Security News > 2022 > April > UK spy agencies sharing bulk personal data with foreign allies was legal, says court
A privacy rights org this week lost an appeal [PDF] in a case about the sharing of Bulk Personal Datasets by MI5, MI6, and GCHQ with foreign intelligence agencies.
The decision means a contested part of a 2018 ruling by the IPT will stand: that safeguards and rules around data collection between 2015 to 2017 by the state agencies meant that sharing that data was legal - "Compatible with article 8 of the European Convention of Human Rights."
The British agencies have also never stated, in public, whether any of them have shared BPDs with foreign intelligence agencies - they have a so-called "Neither confirm nor deny" policy - but the judgment noted it "Proceeds on the assumption that sharing has taken place."

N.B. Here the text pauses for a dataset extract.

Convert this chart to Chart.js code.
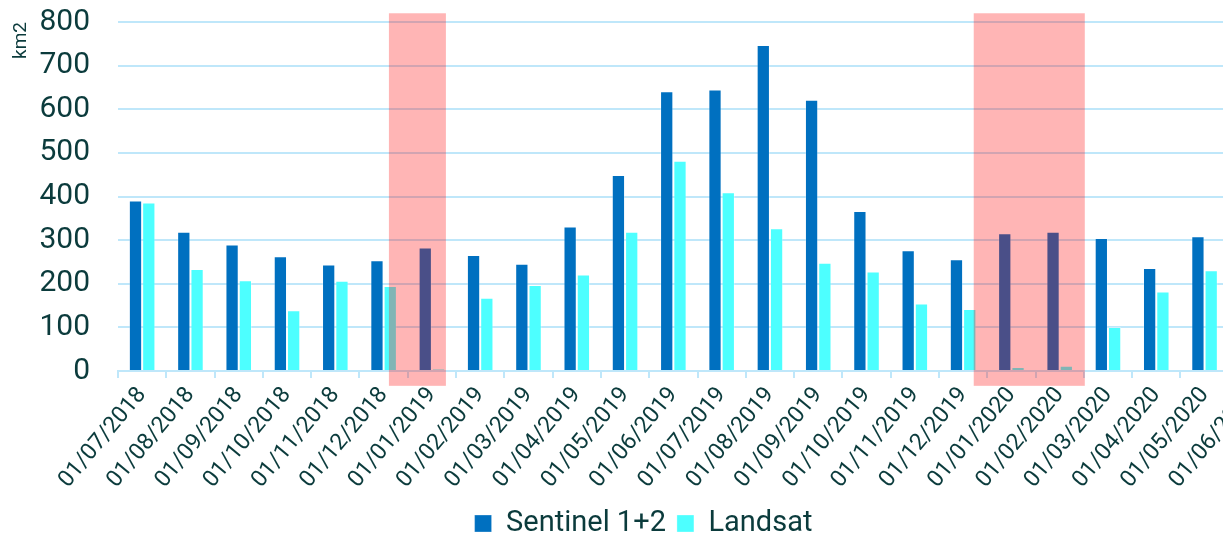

The IPT ruled in 2016 that bulk collection of personal data by GCHQ and MI5 between 1998 and 2015 was illegal, with the post-2015 cases considering the transfer of data to other bodies.
Last year The Register exclusively revealed that, according to a Home Office report, MI5's storage of personal data on espionage subjects was still facing "Legal compliance risk" issues despite years of warnings from regulator IPCO. Answering the question of whether MI5's data holdings are "Now legally compliant," a Home Office report published on June 7 last year said MI5's "Implementation of mitigations" for "Identified risks" was still under way.
Separately, the UK government last week settled two human rights claims brought under Articles 8 and 10 of the European Convention on Human Rights, handing £1,000 apiece in costs to Bureau of Investigative Journalism global editor James Ball and NGO Human Rights Watch.